A number of classes are used internal to the library, but are still public (mainly for testing purposes). These should ideally be package private so that they do not show in the public API, but are still testable by a separate test class.
An example is ChiIndexUtils which was recently converted to package private. Another example is the classes to read in and handle periodic table data. This patch proposes a refactoring that addresses this issue. The result is that from a users perspective, they need only track one class, PeriodicTable, to access periodic element data.

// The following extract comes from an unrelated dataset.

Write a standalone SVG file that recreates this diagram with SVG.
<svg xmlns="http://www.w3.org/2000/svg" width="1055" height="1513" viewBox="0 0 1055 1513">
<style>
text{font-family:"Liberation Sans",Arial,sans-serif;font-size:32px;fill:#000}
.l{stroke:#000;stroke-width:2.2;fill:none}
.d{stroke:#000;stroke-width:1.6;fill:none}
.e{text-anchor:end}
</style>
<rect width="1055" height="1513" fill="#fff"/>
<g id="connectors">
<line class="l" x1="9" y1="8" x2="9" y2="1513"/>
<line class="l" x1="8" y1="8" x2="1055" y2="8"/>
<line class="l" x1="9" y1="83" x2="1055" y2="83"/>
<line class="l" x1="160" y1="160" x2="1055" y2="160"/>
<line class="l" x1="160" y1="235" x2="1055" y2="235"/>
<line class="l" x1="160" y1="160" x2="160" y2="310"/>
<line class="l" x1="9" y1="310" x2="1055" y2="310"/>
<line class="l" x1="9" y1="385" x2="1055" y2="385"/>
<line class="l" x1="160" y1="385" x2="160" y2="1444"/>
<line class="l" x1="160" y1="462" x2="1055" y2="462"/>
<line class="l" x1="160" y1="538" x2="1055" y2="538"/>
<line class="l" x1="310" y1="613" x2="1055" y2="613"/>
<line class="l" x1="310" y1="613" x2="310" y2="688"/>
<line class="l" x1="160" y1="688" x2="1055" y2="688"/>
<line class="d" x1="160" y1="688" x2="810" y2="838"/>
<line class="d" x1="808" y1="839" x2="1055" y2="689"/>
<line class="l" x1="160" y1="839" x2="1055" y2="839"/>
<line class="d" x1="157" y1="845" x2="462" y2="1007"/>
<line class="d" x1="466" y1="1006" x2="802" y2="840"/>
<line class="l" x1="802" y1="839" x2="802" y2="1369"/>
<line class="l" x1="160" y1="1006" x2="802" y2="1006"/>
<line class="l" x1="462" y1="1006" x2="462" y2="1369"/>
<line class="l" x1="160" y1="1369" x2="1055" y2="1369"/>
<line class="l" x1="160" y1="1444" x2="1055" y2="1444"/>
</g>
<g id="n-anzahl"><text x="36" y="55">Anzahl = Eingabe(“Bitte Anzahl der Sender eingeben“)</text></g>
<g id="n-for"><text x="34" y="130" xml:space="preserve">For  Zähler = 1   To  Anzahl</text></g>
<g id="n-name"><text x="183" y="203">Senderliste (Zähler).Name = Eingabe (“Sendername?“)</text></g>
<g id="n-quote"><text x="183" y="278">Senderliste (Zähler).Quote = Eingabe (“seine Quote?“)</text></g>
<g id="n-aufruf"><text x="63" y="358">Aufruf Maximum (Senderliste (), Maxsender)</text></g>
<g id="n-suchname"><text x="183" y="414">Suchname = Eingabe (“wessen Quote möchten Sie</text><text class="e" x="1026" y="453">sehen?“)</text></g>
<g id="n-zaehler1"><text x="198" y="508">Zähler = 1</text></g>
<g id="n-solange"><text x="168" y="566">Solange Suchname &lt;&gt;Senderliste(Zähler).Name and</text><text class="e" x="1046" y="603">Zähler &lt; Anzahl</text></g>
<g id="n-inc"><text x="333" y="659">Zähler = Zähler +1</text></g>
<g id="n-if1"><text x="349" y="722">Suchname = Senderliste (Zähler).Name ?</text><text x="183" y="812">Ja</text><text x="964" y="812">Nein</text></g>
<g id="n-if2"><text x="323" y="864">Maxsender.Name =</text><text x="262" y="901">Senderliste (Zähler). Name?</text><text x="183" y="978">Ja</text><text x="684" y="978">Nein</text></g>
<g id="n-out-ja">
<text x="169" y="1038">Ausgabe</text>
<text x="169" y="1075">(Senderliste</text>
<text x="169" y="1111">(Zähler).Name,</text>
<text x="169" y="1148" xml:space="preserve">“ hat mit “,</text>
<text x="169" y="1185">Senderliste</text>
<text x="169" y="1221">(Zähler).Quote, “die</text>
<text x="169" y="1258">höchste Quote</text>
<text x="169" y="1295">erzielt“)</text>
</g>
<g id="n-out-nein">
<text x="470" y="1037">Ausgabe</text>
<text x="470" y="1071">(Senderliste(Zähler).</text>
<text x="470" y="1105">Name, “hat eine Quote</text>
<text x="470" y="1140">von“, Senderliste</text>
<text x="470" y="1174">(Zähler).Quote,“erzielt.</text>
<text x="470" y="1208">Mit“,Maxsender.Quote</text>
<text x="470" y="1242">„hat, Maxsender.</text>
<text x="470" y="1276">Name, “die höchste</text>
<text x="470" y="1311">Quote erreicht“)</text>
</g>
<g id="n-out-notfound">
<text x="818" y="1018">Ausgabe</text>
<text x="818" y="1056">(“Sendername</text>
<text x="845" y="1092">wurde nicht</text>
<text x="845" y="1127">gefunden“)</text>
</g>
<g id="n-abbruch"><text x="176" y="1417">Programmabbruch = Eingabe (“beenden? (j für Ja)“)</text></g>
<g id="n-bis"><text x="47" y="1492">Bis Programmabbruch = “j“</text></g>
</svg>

Other areas that could be addressed in this context include
- Graph theory classes – there seem to be multiple implementations of BFS across the library. If the one in PathTools is not good enough, it should be revamped to be sufficiently general. I think the graph theory classes could do with some reworking to make it more compact. Ideally we’d also move to a new version of JGraphT, but this will require some major changes on the CDK side.
- Are all the methods in GeometryTools really meant for public consumption? It seems many are specific to JChemPaint internals. Similarly in AtomTools, are the methods generally used? Or are they there for some specific reason?

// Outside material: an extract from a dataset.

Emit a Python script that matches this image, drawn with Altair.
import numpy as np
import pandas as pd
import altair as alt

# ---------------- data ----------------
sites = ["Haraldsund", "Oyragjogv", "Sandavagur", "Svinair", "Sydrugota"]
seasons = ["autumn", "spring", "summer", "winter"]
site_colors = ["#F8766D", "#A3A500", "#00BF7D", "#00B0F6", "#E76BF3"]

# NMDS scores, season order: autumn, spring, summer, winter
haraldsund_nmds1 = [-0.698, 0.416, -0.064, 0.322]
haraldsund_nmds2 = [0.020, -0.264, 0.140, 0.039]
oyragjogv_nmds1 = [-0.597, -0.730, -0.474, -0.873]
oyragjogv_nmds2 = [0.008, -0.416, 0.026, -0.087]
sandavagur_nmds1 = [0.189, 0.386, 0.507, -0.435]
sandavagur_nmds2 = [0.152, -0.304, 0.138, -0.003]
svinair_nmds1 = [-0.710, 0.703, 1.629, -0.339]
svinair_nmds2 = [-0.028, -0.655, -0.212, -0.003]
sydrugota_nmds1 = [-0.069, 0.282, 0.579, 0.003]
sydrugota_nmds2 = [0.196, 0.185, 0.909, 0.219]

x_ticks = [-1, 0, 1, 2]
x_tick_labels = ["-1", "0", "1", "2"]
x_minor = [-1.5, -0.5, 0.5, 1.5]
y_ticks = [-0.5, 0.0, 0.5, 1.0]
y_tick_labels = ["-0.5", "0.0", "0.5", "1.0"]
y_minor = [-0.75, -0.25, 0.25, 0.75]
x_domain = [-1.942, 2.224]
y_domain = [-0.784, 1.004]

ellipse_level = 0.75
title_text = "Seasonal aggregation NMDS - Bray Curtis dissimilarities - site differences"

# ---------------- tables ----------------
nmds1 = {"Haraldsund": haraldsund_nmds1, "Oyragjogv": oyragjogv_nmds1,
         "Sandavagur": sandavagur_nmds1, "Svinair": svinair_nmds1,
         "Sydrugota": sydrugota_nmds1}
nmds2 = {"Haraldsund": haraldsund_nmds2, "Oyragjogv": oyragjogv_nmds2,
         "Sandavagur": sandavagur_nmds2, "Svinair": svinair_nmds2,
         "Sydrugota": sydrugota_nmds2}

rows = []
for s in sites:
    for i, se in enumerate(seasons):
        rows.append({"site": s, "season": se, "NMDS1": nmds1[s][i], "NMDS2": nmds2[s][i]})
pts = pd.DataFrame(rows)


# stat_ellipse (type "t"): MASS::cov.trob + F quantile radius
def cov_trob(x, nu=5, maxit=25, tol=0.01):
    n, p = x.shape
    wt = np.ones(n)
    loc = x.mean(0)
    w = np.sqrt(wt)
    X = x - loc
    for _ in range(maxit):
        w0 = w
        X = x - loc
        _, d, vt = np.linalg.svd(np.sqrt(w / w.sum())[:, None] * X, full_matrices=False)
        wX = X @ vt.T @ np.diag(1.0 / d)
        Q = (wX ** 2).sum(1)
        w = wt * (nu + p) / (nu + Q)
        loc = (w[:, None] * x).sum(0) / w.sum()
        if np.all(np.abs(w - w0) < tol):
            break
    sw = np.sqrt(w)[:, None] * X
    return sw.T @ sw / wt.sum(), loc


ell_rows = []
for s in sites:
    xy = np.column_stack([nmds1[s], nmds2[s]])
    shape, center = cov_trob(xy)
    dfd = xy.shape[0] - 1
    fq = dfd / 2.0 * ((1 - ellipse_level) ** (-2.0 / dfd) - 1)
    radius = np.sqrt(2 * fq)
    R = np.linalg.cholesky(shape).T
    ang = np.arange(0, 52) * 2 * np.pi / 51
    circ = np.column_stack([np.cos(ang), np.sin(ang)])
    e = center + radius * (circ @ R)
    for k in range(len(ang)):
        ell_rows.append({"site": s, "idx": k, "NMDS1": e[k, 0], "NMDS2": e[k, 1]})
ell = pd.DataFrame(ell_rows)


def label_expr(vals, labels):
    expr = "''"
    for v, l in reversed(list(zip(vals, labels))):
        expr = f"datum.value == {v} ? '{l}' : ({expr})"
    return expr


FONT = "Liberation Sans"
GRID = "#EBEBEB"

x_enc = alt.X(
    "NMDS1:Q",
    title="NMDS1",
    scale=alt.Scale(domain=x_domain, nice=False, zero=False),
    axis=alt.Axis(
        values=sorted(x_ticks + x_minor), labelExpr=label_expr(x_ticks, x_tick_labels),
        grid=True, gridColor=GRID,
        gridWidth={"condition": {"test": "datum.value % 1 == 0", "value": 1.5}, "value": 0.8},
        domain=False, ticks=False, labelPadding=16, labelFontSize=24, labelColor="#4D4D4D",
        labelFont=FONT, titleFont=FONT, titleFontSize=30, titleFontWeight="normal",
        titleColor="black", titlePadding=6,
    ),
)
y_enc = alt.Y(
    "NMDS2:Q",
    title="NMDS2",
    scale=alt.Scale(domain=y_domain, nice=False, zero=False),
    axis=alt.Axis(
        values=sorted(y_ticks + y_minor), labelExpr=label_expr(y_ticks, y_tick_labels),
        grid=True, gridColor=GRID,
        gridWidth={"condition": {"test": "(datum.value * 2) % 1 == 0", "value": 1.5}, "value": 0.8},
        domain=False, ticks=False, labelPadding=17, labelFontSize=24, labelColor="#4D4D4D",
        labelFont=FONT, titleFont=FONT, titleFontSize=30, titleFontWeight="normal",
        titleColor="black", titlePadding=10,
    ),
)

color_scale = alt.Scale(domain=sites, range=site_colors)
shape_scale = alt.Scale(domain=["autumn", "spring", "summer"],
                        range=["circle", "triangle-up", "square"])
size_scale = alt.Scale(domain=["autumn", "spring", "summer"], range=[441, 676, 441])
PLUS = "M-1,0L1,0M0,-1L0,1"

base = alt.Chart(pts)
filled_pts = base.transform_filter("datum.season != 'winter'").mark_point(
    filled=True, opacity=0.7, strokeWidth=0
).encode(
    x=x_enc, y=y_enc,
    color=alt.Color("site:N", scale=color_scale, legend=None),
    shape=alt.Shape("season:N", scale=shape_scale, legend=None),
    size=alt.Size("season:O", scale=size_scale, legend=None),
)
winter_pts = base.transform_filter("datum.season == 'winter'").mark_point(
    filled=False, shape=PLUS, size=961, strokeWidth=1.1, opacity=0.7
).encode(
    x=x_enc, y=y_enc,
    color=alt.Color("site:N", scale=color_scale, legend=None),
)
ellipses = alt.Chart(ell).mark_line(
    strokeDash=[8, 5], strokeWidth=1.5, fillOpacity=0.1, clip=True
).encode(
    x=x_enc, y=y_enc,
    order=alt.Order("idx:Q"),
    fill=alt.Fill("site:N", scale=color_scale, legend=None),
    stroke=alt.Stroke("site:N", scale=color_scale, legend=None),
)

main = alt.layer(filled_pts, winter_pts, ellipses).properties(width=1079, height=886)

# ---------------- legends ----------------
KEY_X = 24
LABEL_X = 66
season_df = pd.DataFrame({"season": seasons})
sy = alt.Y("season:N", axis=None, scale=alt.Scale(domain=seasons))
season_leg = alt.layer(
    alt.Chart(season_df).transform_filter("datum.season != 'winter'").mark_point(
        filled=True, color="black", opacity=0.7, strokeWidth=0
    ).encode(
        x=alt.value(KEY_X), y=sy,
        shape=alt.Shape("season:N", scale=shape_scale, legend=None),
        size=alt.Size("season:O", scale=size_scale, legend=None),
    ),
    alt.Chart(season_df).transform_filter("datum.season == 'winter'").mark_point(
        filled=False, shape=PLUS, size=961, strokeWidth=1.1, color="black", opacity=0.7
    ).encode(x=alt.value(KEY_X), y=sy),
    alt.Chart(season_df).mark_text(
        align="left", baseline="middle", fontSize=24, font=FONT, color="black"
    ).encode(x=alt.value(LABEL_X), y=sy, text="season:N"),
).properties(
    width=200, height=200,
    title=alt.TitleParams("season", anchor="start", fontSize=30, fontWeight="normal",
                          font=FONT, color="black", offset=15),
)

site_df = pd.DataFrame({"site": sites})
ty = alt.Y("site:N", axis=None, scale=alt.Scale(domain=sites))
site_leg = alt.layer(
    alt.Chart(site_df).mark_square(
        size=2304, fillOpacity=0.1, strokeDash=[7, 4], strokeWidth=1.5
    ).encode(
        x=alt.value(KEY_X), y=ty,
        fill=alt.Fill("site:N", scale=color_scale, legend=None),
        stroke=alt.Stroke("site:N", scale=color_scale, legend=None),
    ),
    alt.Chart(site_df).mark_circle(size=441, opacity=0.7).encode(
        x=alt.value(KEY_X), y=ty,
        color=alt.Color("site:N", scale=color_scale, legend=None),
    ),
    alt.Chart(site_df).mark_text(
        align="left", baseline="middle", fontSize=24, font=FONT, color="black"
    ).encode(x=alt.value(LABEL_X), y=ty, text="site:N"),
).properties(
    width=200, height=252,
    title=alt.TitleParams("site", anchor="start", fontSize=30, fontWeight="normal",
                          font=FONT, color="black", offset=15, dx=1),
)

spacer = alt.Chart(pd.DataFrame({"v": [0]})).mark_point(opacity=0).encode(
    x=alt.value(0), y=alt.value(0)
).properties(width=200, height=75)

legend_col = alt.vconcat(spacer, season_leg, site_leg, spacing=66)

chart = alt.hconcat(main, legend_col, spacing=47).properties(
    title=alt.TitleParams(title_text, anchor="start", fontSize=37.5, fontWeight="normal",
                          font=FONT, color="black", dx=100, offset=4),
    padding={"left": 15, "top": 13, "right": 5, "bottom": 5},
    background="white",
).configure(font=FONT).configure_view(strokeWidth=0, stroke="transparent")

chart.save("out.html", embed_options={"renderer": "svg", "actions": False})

- It seems that certain classes in the dict package could be made package private
- In BondTools, a number of methods seem to refer to atoms rather than bonds. Maybe they should be relocated?

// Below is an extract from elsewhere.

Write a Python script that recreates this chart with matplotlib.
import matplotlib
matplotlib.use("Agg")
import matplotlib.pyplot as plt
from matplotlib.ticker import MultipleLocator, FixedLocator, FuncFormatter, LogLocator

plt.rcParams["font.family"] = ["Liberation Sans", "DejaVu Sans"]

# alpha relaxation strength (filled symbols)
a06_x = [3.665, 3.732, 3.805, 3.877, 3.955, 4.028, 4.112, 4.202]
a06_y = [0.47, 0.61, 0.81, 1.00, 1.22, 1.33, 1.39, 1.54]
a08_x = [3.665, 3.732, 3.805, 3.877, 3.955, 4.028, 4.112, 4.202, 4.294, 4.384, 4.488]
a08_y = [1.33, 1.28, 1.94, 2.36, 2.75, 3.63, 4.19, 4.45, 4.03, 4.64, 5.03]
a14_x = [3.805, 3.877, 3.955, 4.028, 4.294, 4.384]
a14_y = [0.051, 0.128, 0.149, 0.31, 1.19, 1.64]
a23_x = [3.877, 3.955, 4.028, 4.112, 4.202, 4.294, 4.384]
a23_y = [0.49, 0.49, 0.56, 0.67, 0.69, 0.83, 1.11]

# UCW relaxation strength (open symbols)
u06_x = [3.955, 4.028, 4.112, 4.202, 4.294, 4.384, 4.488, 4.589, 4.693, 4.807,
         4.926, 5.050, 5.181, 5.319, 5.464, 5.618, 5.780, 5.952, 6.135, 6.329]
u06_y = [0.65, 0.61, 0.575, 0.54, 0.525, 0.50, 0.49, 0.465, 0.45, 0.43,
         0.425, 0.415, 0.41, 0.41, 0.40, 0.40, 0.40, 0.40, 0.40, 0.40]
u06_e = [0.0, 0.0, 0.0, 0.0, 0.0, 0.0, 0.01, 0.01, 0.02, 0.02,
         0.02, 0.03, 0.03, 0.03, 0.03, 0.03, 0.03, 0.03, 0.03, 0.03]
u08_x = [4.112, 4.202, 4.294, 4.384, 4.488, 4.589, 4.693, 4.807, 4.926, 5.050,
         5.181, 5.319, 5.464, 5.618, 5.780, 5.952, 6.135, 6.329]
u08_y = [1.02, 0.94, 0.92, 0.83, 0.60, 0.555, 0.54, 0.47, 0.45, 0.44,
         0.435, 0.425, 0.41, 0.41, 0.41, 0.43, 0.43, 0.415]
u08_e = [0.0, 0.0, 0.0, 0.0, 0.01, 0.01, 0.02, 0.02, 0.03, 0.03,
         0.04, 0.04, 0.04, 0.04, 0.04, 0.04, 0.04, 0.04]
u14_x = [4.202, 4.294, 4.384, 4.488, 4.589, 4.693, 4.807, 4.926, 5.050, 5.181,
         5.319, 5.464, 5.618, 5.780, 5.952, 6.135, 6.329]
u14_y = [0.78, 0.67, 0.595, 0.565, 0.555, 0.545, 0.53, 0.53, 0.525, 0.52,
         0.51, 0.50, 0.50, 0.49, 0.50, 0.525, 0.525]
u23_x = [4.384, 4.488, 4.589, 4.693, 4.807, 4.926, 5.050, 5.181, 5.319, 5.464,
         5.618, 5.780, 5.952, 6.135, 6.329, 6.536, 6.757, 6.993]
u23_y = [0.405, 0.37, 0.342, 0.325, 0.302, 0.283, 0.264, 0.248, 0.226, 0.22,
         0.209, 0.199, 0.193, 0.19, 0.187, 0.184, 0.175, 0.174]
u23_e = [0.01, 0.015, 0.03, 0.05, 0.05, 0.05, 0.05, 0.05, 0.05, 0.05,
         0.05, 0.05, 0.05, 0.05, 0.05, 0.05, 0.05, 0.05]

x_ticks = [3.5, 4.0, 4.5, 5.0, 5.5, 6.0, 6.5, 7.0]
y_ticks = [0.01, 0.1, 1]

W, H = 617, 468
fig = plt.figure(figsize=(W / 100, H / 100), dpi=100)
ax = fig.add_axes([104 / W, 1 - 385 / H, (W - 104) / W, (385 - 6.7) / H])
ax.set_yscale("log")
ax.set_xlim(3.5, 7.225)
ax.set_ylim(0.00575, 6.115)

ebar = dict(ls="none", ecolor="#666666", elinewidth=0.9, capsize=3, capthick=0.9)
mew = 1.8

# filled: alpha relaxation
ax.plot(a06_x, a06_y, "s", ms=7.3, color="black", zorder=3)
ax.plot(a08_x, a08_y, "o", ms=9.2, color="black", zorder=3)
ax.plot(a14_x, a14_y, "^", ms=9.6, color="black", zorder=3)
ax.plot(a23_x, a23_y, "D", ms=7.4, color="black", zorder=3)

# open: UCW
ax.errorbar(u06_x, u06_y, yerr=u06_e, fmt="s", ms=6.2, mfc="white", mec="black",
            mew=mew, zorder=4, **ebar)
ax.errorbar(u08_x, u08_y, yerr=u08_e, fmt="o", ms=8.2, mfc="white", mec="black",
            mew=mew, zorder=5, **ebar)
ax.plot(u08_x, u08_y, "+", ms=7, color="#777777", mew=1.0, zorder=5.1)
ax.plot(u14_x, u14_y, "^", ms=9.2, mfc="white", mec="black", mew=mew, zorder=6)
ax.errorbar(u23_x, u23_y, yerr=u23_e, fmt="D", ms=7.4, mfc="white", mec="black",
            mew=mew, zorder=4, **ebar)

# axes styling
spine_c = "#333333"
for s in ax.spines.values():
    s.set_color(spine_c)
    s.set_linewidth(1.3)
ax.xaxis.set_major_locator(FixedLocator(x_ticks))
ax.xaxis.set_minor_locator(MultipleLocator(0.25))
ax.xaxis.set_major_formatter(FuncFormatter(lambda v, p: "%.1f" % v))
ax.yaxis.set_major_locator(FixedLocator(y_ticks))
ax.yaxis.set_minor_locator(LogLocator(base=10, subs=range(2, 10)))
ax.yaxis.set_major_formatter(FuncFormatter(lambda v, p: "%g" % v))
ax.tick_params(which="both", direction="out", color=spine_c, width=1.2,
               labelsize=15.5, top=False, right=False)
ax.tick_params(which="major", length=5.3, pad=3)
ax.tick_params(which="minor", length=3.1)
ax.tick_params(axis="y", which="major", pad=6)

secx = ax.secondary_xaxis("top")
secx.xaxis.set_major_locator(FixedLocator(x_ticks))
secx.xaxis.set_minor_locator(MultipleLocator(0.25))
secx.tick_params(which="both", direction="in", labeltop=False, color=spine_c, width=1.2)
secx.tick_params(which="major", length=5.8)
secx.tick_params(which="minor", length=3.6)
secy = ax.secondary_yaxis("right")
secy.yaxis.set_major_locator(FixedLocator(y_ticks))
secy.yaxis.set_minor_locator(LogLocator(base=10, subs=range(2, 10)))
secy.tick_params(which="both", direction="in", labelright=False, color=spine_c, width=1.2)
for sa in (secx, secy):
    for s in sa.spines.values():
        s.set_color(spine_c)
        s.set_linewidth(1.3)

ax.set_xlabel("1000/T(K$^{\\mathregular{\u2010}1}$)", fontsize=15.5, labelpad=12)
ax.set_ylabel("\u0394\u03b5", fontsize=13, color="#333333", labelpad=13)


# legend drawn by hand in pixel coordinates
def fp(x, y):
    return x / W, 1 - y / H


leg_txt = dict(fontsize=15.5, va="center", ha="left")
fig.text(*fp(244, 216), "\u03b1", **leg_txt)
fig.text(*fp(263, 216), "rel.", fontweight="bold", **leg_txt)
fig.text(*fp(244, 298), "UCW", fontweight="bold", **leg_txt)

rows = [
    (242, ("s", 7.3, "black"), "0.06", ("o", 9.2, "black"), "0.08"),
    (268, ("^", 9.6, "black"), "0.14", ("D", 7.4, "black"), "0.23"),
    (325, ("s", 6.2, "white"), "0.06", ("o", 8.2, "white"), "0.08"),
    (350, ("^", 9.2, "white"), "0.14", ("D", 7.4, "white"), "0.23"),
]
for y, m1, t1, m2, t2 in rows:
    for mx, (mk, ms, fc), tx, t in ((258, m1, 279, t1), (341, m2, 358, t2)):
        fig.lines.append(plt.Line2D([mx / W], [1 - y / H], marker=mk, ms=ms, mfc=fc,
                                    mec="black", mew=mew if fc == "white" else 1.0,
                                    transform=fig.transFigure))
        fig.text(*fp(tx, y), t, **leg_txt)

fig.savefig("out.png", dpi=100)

- In the rebond package, it seems that only RebondTool need be publicly available
There are a number of cases, where the API is unintuitive or ambiguous. Examples include
- Bug 2101109 describes an inconsistency in the IRingSet API
- The BondTools case noted above is another example
IAtomContainer versus IMolecule
I know this has been discussed before, but it still seems that IMolecule is a syntactic sugar class – it adds nothing to IAtomContainer from which it derives. I just don’t see why it has to exist. Rather, it’s inclusion in the API leads to many cases where one cannot supply an IAtomContainer, but where it would be logical to do so. I think Stefans recent mail also addressed this issue.
Container classes versus actual containers
We have a number of container classes such as AtomContainerSet, RingSet and so on. Their semantics are essentially identical to that of List (rather than Set). Why do these classes not implement the List interface, rather than creating a container class from scratch? In this case they should be renamed to AtomContainerList etc to be consistent. Alternatively they should implement the Set interface if they truly are considered as sets.
Fundamentally, we should decide whether we want these container clases to behave as sets or lists. One might also argue as to the need for these specialized container classes, since the specialized containers don’t appear to do much (any?) more than standard Java lists. Thus it appears that in many cases (I haven’t looked at all of them) one could replace AtomContainerSet with List<IAtomContainer>. Such an approach would also simplify the API.
Another question – why do they extend IChemObject? They appear to be containers for molecules, rings etc, rather than actual chemical objects.
Given that handling PDB files is an intricate task, does the CDK really need one, when BioJava does it very well? It seems that some bridging code (possibly conditionally compiled) between the CDK and BioJava would be useful and more maintanble.